The Australian quad scull had raced in 2019 at World Cups and the World Championships but failed to qualify the boat for Tokyo. Before those delayed Tokyo Olympics at the final Olympic qualification regatta in Lucerne, Switzerland in May 2021 Hudson was selected with Meredith, Thompson and Caitlin Cronin to make a final attempt to qualify. Victories in their heat and final saw them secure an Olympic berth. In Tokyo Hudson rowed the three seat of the Australian quad. They placed fourth in their heat and then won the repechage to make the A final. They were behind the lead for much of the race but winds had blown up before the event and some crews struggled with their bladework in the chop. The Australian quad kept their composure and excellent technique and managed a bronze medal finish on the line.
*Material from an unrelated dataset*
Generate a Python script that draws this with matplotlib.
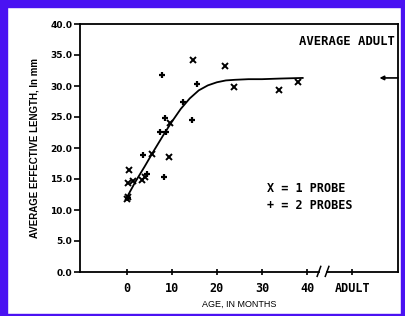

Hudson was selected in the Australian sculling squad for the 2022 international season and the 2022 World Rowing Championships. She raced at the World Rowing Cup II in Poznan in the Australian women's quad scull to a fourth placing. At the 2022 World Rowing Championships at Racize, she rowed in the Australian quad scull to an overall sixth place finish.

In March 2023 Hudson was again selected with Cronin, Thompson and Meredith as Australia's quad-scull for the 2023 international season. At the Rowing World Cup II in Varese, Italy they raced as Australia's W4X entrant. They made the B final and finished in overall eighth place. At 2023's RWC III in Lucerne, with Kathryn Rowan changed out for Ria Thompson, Hudson again raced in Australia's W4X. Again they finished 2nd in the B final for an overall eighth placing. At the 2023 World Rowing Championships in Belgrade Serbia, Hudson, Cronin, Rowan and Meredith were selected to race Australia's quad scull. They placed third in their heat and then 3rd in the A/B semi-final at which point they qualified an Australian W4X boat for the 2024 Paris Olympics. In the A final the quad finished fifth, giving them a fifth place world ranking from the regatta.